I thought about running, after-all maybe it was Mrs Toque he was after and she's much slower than me...... there was still time to safe myself, but the fight or flight response didn't seem to be working so I did all that I could in such a fix and nodded courteously to the fellow whilst maintaining a forced happy-go-lucky grin. As we approached he stepped aside and I turned back to look at him in time to see him throw his hands up in the air and shout "When I can't even get a fucking ugly one!" before doubling up under the weight of his undoubted comedy genius.
Everyone in the street, tramps and shoppers together, began to laugh, and we giggled about it all the way home.
Another such situation occurred in Shoppers Drug Mart. I was in line at the checkout when the young checkout girl commented upon the slogan on my t-shirt, "What does 'I don't do mingers' mean?", she asked. There were three of us present; the checkout girl, myself, and a right old minger - the sort that has not just been severely beaten with an ugly stick, but cowed into submission by it. I decided on death or glory over tact: "Minger is Scottish slang for someone that is extremely ugly or dirty".

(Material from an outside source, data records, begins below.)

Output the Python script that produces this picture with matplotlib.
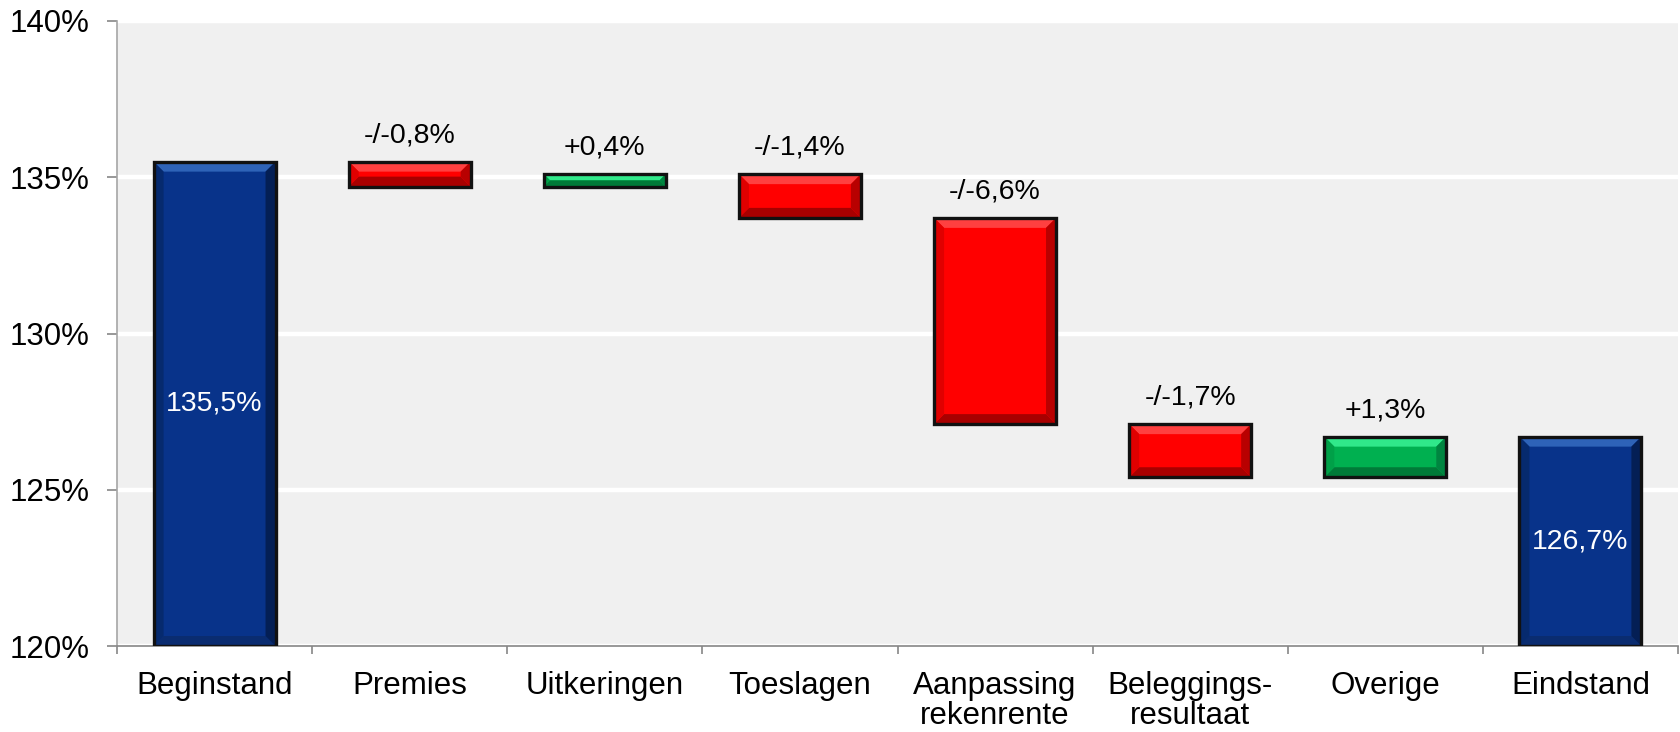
import matplotlib
matplotlib.use("Agg")
import matplotlib.pyplot as plt
from matplotlib.patches import Polygon

# ---- data ----
categories = ["Beginstand", "Premies", "Uitkeringen", "Toeslagen",
              "Aanpassing\nrekenrente", "Beleggings-\nresultaat", "Overige", "Eindstand"]
start_value = 135.5
changes = [-0.8, 0.4, -1.4, -6.6, -1.7, 1.3]
end_value = 126.7
value_labels = ["135,5%", "-/-0,8%", "+0,4%", "-/-1,4%", "-/-6,6%", "-/-1,7%", "+1,3%", "126,7%"]
yticks = [120, 125, 130, 135, 140]
ytick_labels = ["120%", "125%", "130%", "135%", "140%"]
y_min, y_max = 120, 140

plt.rcParams['font.family'] = ['Liberation Sans', 'DejaVu Sans']

# shades: base, top, bottom, left, right
shades = {
    "total": ("#08338A", "#2E63B8", "#0A2C70", "#062A6E", "#041F55"),
    "neg":   ("#FF0000", "#FF4040", "#A80000", "#E00000", "#B80000"),
    "pos":   ("#00B050", "#30E88A", "#007A38", "#00A048", "#008540"),
}

# compute bars
bottoms, tops, kinds = [], [], []
bottoms.append(y_min); tops.append(start_value); kinds.append("total")
running = start_value
for d in changes:
    new = running + d
    bottoms.append(min(running, new)); tops.append(max(running, new))
    kinds.append("neg" if d < 0 else "pos")
    running = new
bottoms.append(y_min); tops.append(end_value); kinds.append("total")

fig = plt.figure(figsize=(16.8, 7.32), dpi=100)
ax = fig.add_axes([117/1680, 86/732, (1678-117)/1680, (646-21)/732])
ax.set_facecolor("#F0F0F0")
ax.set_xlim(-0.5, len(categories) - 0.5)
ax.set_ylim(y_min, y_max)

ax.set_axisbelow(True)
ax.yaxis.grid(True, color="white", linewidth=3.2)
ax.xaxis.grid(False)

xs = list(range(len(categories)))
width = 0.625
heights = [t - b for t, b in zip(tops, bottoms)]
face_colors = [shades[k][0] for k in kinds]
bars = ax.bar(xs, heights, bottom=bottoms, width=width, color=face_colors,
              edgecolor="none", zorder=2)

fig.canvas.draw()
inv = ax.transData.inverted()

for rect, k in zip(bars, kinds):
    base, ctop, cbot, cleft, cright = shades[k]
    x0d, y0d = rect.get_x(), rect.get_y()
    x1d, y1d = x0d + rect.get_width(), y0d + rect.get_height()
    (x0, y0), (x1, y1) = ax.transData.transform([(x0d, y0d), (x1d, y1d)])
    b = min(10.0, (y1 - y0) / 2.0, (x1 - x0) / 2.0)
    polys = [
        ([(x0, y1), (x1, y1), (x1 - b, y1 - b), (x0 + b, y1 - b)], ctop),
        ([(x0, y0), (x1, y0), (x1 - b, y0 + b), (x0 + b, y0 + b)], cbot),
        ([(x0, y0), (x0 + b, y0 + b), (x0 + b, y1 - b), (x0, y1)], cleft),
        ([(x1, y0), (x1 - b, y0 + b), (x1 - b, y1 - b), (x1, y1)], cright),
    ]
    for pts, c in polys:
        ax.add_patch(Polygon(inv.transform(pts), closed=True, facecolor=c,
                             edgecolor="none", zorder=3))

# outlines
ax.bar(xs, heights, bottom=bottoms, width=width, fill=False,
       edgecolor="#111111", linewidth=2.4, zorder=4)

# labels
for i, (lab, b, t, k) in enumerate(zip(value_labels, bottoms, tops, kinds)):
    if k == "total":
        ax.text(i, (b + t) / 2, lab, ha="center", va="center", color="white",
                fontsize=20.5, zorder=5)
    else:
        ax.annotate(lab, (i, t), xytext=(0, 19), textcoords="offset points",
                    ha="center", va="center", color="black", fontsize=20.5, zorder=5)

# axes styling
for s in ["top", "right"]:
    ax.spines[s].set_visible(False)
ax.spines["left"].set_color("#A6A6A6")
ax.spines["bottom"].set_color("#868686")
ax.spines["left"].set_linewidth(1.2)
ax.spines["bottom"].set_linewidth(1.2)

ax.set_yticks(yticks)
ax.set_yticklabels(ytick_labels, fontsize=22.5)
ax.tick_params(axis="y", length=7, color="#868686", width=1.2, pad=13)

ax.set_xticks(xs)
ax.set_xticklabels(categories, fontsize=22.5, linespacing=1.0)
ax.set_xticks([x - 0.5 for x in range(len(categories) + 1)], minor=True)
ax.tick_params(axis="x", which="major", length=0, pad=18)
ax.tick_params(axis="x", which="minor", length=6, color="#868686", width=1.2)

fig.savefig("out.png", dpi=100)
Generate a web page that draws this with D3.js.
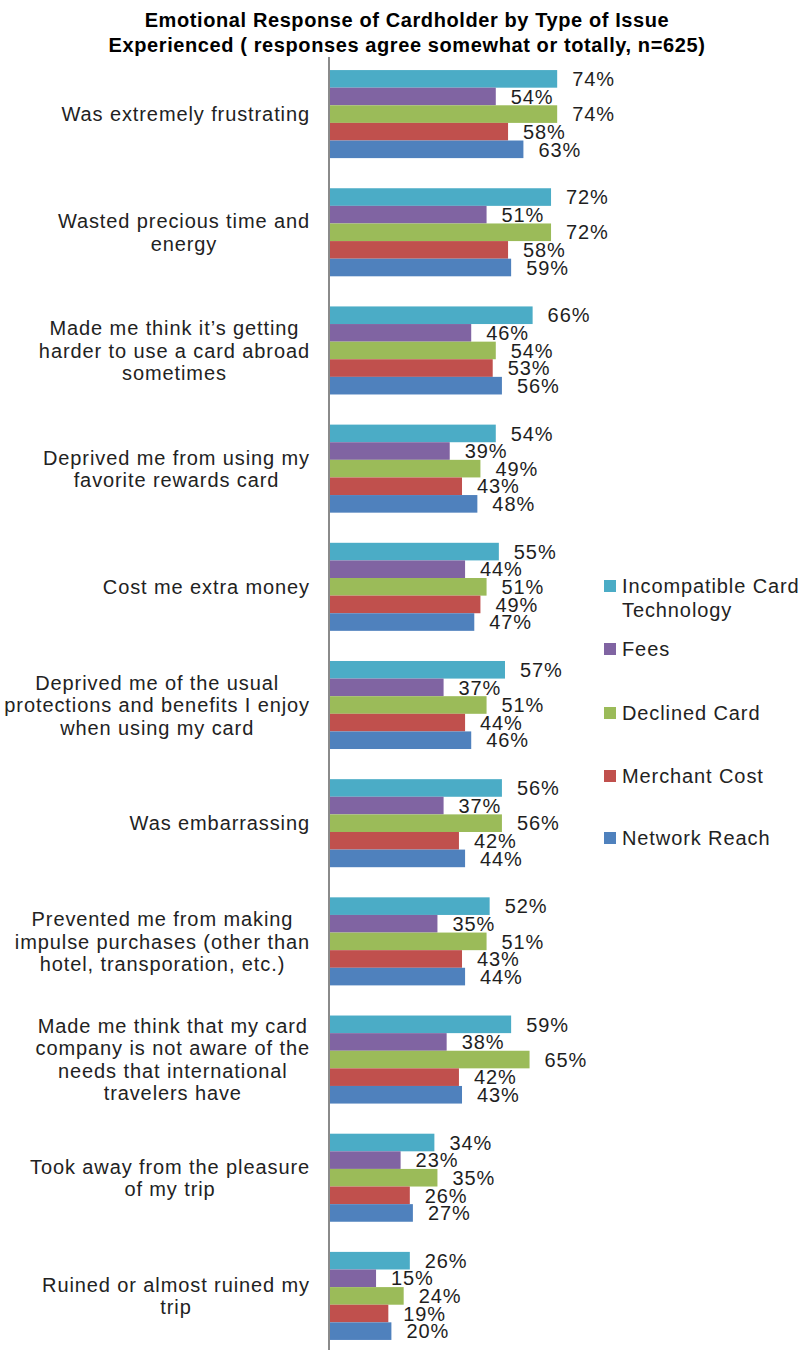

At this the old minger suddenly became all animated and said "I find that if you get drunk enough everyone looks good", and then she looked at me and said "You should try it sometime".
Game, set and match to the minger.
It sounds like the Queen has been having a lovely time in Canada. Yesterday she visited Edmonton where an alcoholic Alberta Premier Ralph Klein welcomed the Queen to the legislature by remarking on Canada's ties to the United Kingdom. The Queen then went to the Provincial Museum of Alberta which was rededicated to become the Royal Alberta Museum in her honour.
On Alberta's 100th birthday she said:
"May God bless you on this happy 100th birthday and I send you all my warmest good wishes for the years to come."
And the good people of Edmonton did cheer.
It all sounded a bit formal, especially for Prince Philip who had to go north of Edmonton to meet some rig-pigs. This was in stark contrast to their trip to Jasper where the Royal couple were able to enjoy a damn good belly-laugh at the sight of a wounded toddler.
Brynn Noble falls over at the feet of the Queen and Reverend Victoria Matthews, to the delight of a laughing Prince Philip, far left.
The Royals have that affect on people in the colonies. Just look at this badly behaved Sasketchewan child who immediately stopped crying and stood to attention when presented to Her Majesty.
I'm very pleased to be moving to a nation that shows respectful deference, clumsiness and dumb-struck awe in the presence of royalty.